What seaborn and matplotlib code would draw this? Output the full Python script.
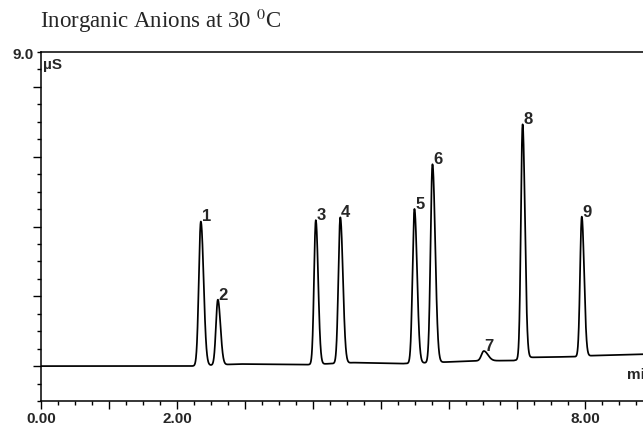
import numpy as np
import pandas as pd
import matplotlib
matplotlib.use("Agg")
import matplotlib.pyplot as plt
from matplotlib.ticker import MultipleLocator
import seaborn as sns

# ---- data ----
peak_labels = ["1", "2", "3", "4", "5", "6", "7", "8", "9"]
peak_times = [2.35, 2.60, 4.04, 4.40, 5.49, 5.755, 6.51, 7.08, 7.95]      # min
peak_heights = [4.13, 1.87, 4.13, 4.18, 4.42, 5.68, 0.28, 6.72, 4.00]     # µS above local baseline
sigma_left = [0.030, 0.028, 0.026, 0.028, 0.028, 0.028, 0.035, 0.025, 0.025]
sigma_right = [0.040, 0.038, 0.034, 0.038, 0.038, 0.040, 0.060, 0.034, 0.034]
baseline_t = [0.0, 2.2, 2.9, 3.9, 4.6, 5.3, 6.0, 6.4, 6.95, 7.2, 7.85, 8.1, 8.85]
baseline_v = [0.0, 0.0, 0.06, 0.04, 0.10, 0.07, 0.12, 0.15, 0.16, 0.25, 0.27, 0.30, 0.34]
x_tick_labels = ["0.00", "", "2.00", "", "", "", "", "", "8.00"]

# ---- build the trace ----
t = np.linspace(0, 8.85, 6000)
sig = np.interp(t, baseline_t, baseline_v)
for tp, h, sl, sr in zip(peak_times, peak_heights, sigma_left, sigma_right):
    s = np.where(t < tp, sl, sr)
    sig = sig + h * np.exp(-0.5 * ((t - tp) / s) ** 2)
df = pd.DataFrame({"t": t, "signal": sig})

sns.set_style("ticks")
plt.rcParams["font.family"] = ["Liberation Sans", "DejaVu Sans"]
plt.rcParams["mathtext.fontset"] = "stix"

W, H = 643, 431
fig = plt.figure(figsize=(W / 100, H / 100), dpi=100)
ax = fig.add_axes([41 / W, (H - 402) / H, 1 - 41 / W, (402 - 53) / H])

sns.lineplot(data=df, x="t", y="signal", color="black", linewidth=1.25, ax=ax, legend=False)

ax.set_xlim(0, 8.85)
ax.set_ylim(-1.0, 9.0)
ax.set_xlabel("")
ax.set_ylabel("")

for side in ["left", "top", "bottom"]:
    ax.spines[side].set_visible(True)
    ax.spines[side].set_color("black")
    ax.spines[side].set_linewidth(1.1)
ax.spines["right"].set_visible(False)

ax.set_xticks(range(9))
ax.set_xticklabels(x_tick_labels, fontsize=11, fontweight="bold")
ax.xaxis.set_minor_locator(MultipleLocator(0.25))
ax.set_yticks([0, 2, 4, 6, 8])
ax.set_yticklabels([])
ax.yaxis.set_minor_locator(MultipleLocator(0.5))
ax.tick_params(axis="both", which="major", direction="out", length=5.5, width=1.0, color="black", pad=2)
ax.tick_params(axis="both", which="minor", direction="out", length=3, width=1.0, color="black")
ax.tick_params(top=False, right=False, which="both")

# peak labels: left edge at the apex, bottom at the apex
for lab, tp, h in zip(peak_labels, peak_times, peak_heights):
    apex = np.interp(tp, baseline_t, baseline_v) + h
    ax.text(tp + 0.01, apex + 0.03, lab, fontsize=12, fontweight="bold",
            ha="left", va="baseline")

ax.text(0.03, 8.66, "µS", fontsize=11, fontweight="bold", ha="left", va="center")
ax.text(8.62, -0.22, "min", fontsize=11, fontweight="bold", ha="left", va="center", clip_on=False)

fig.text(34 / W, 1 - 55 / H, "9.0", fontsize=11, fontweight="bold", ha="right", va="center")
fig.text(40 / W, 1 - 21 / H, r"Inorganic Anions at 30 $^{\mathrm{0}}$C",
         fontsize=16.5, family=["Liberation Serif", "DejaVu Serif"], ha="left", va="center")

fig.savefig("out.png", dpi=100)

**PROBLEM TO WORK ON**
Omit the pictures, then output the rest of the listing exactly.

**TASK ANSWER**
What seaborn and matplotlib code would draw this? Output the full Python script.
import numpy as np
import pandas as pd
import matplotlib
matplotlib.use("Agg")
import matplotlib.pyplot as plt
from matplotlib.ticker import MultipleLocator
import seaborn as sns

# ---- data ----
peak_labels = ["1", "2", "3", "4", "5", "6", "7", "8", "9"]
peak_times = [2.35, 2.60, 4.04, 4.40, 5.49, 5.755, 6.51, 7.08, 7.95]      # min
peak_heights = [4.13, 1.87, 4.13, 4.18, 4.42, 5.68, 0.28, 6.72, 4.00]     # µS above local baseline
sigma_left = [0.030, 0.028, 0.026, 0.028, 0.028, 0.028, 0.035, 0.025, 0.025]
sigma_right = [0.040, 0.038, 0.034, 0.038, 0.038, 0.040, 0.060, 0.034, 0.034]
baseline_t = [0.0, 2.2, 2.9, 3.9, 4.6, 5.3, 6.0, 6.4, 6.95, 7.2, 7.85, 8.1, 8.85]
baseline_v = [0.0, 0.0, 0.06, 0.04, 0.10, 0.07, 0.12, 0.15, 0.16, 0.25, 0.27, 0.30, 0.34]
x_tick_labels = ["0.00", "", "2.00", "", "", "", "", "", "8.00"]

# ---- build the trace ----
t = np.linspace(0, 8.85, 6000)
sig = np.interp(t, baseline_t, baseline_v)
for tp, h, sl, sr in zip(peak_times, peak_heights, sigma_left, sigma_right):
    s = np.where(t < tp, sl, sr)
    sig = sig + h * np.exp(-0.5 * ((t - tp) / s) ** 2)
df = pd.DataFrame({"t": t, "signal": sig})

sns.set_style("ticks")
plt.rcParams["font.family"] = ["Liberation Sans", "DejaVu Sans"]
plt.rcParams["mathtext.fontset"] = "stix"

W, H = 643, 431
fig = plt.figure(figsize=(W / 100, H / 100), dpi=100)
ax = fig.add_axes([41 / W, (H - 402) / H, 1 - 41 / W, (402 - 53) / H])

sns.lineplot(data=df, x="t", y="signal", color="black", linewidth=1.25, ax=ax, legend=False)

ax.set_xlim(0, 8.85)
ax.set_ylim(-1.0, 9.0)
ax.set_xlabel("")
ax.set_ylabel("")

for side in ["left", "top", "bottom"]:
    ax.spines[side].set_visible(True)
    ax.spines[side].set_color("black")
    ax.spines[side].set_linewidth(1.1)
ax.spines["right"].set_visible(False)

ax.set_xticks(range(9))
ax.set_xticklabels(x_tick_labels, fontsize=11, fontweight="bold")
ax.xaxis.set_minor_locator(MultipleLocator(0.25))
ax.set_yticks([0, 2, 4, 6, 8])
ax.set_yticklabels([])
ax.yaxis.set_minor_locator(MultipleLocator(0.5))
ax.tick_params(axis="both", which="major", direction="out", length=5.5, width=1.0, color="black", pad=2)
ax.tick_params(axis="both", which="minor", direction="out", length=3, width=1.0, color="black")
ax.tick_params(top=False, right=False, which="both")

# peak labels: left edge at the apex, bottom at the apex
for lab, tp, h in zip(peak_labels, peak_times, peak_heights):
    apex = np.interp(tp, baseline_t, baseline_v) + h
    ax.text(tp + 0.01, apex + 0.03, lab, fontsize=12, fontweight="bold",
            ha="left", va="baseline")

ax.text(0.03, 8.66, "µS", fontsize=11, fontweight="bold", ha="left", va="center")
ax.text(8.62, -0.22, "min", fontsize=11, fontweight="bold", ha="left", va="center", clip_on=False)

fig.text(34 / W, 1 - 55 / H, "9.0", fontsize=11, fontweight="bold", ha="right", va="center")
fig.text(40 / W, 1 - 21 / H, r"Inorganic Anions at 30 $^{\mathrm{0}}$C",
         fontsize=16.5, family=["Liberation Serif", "DejaVu Serif"], ha="left", va="center")

fig.savefig("out.png", dpi=100)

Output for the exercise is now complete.